7.6. Password Attacks

These attacks aim at subverting password based authentication using any means ranging from cryptanalysis, hash matching or using social engineering techniques. There are many software solutions available which aid the process of password cracking and hash matching. These attacks can be categorized through special signatures and the use of such cracking solutions [37][39].

7.7. Ransomware Attacks

These attacks make the user data unavailable by encrypting it only to be rehabilitated once a hefty ransom is paid. These attacks have grown rapidly in the recent past and many machine and deep learning based techniques have been employed for their early detection and remediation [38][40].

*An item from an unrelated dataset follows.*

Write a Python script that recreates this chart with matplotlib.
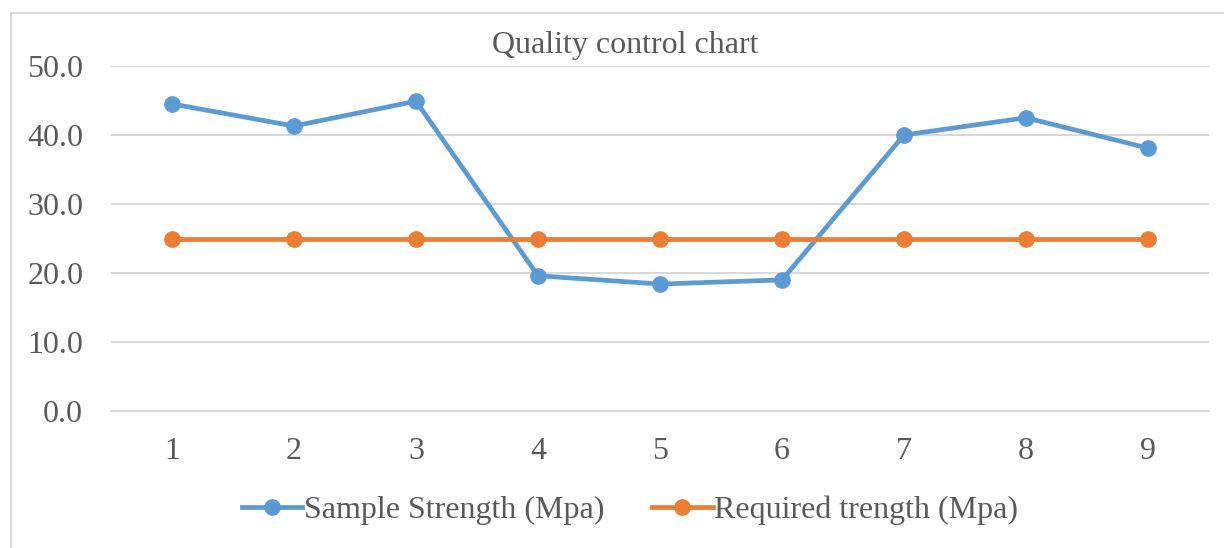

7.8. Scanning and Enumeration Attacks

These are basically the preattack steps attackers take in order to gain information about open ports, services running, vulnerable applications and enumerating users and groups etc. in the target system or network. This information later helps in maintaining and retaining access to the victim system. Attackers generally use tools such as NMAP and HPING for scanning and enumeration but the smart attackers can come up with custom scripts. Detection o these scanning payloads is important as they curb the attack before actually having it materialized [39][41].

7.9. Cross Site Scripting Attacks (XSS)

These attacks are specifically for web applications where the attacker uploads a malicious JavaScript to a remote website so that anyone visiting the website gets infected with it when his client (broswer) executes that JavaScript. Machine and Deep learning based solutions have been used to detect such attacks with high accuracy and precision [40][42].